Iraqi Kurds fly Kurdish flags during an event to urge people to vote in the upcoming independence

Kurdistan is a region straddling northern Iraq, Western Iran, eastern Turkey and parts of Syria and Armenia. Some 30 million Kurds inhabit the region, and have struggled for decades recognition, influence, and an independent nation-state.

The hopes for a sovereign state may become reality on September 25, 2017, when Kurdistan Regional Government (KRG) in northern Iraq holds a referendum for independence.

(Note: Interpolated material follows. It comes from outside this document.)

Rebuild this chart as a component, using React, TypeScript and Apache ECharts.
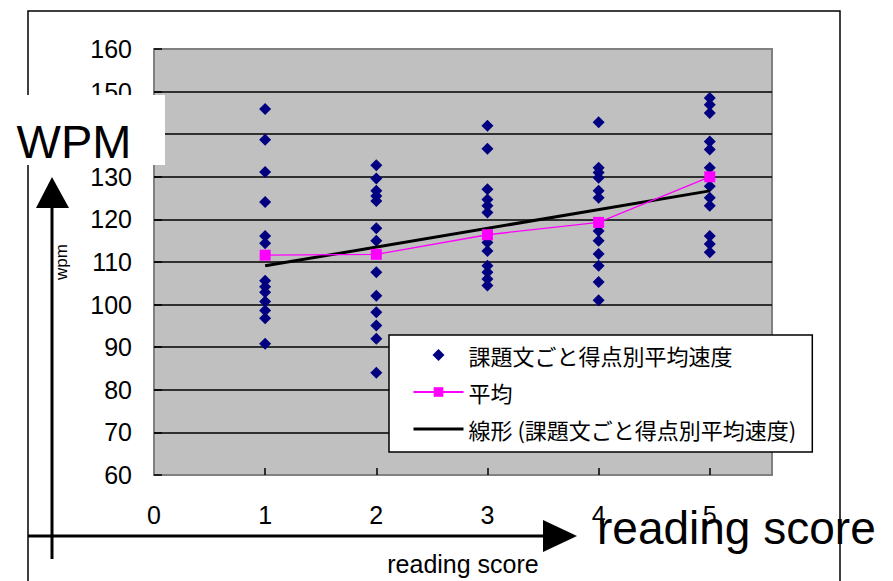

The KRG has declared that the referendum will be “binding” - in other words, if a majority of the 5 million voters choose independence, as is widely expected, they will initiate the breakaway process. Iraq’s Shi’ite-dominated government in Baghdad has made it clear that they will not recognize the referendum’s results, but it is unclear how they can prevent Kurdish independence.

Turkey, which has the region's largest Kurdish population, fears a "Yes"' vote could fuel separatism in its southeast where Kurdish militants have waged an insurgency for three decades in which more than 40,000 people have been killed.

The U.S., Iran and Syria also oppose the referendum out of fears that it would destabilize the region.

Israel, however, has recently voiced support for an independent Kurdistan. "A stable and unified Kurdish entity in the middle of this swamp, is not a bad idea," Netanyahu said in September. The prime minister added that while Israel sees the Kurdish guerillas PKK as a terrorist organization, "it supports the legitimate efforts of the Kurdish people to achieve their own state."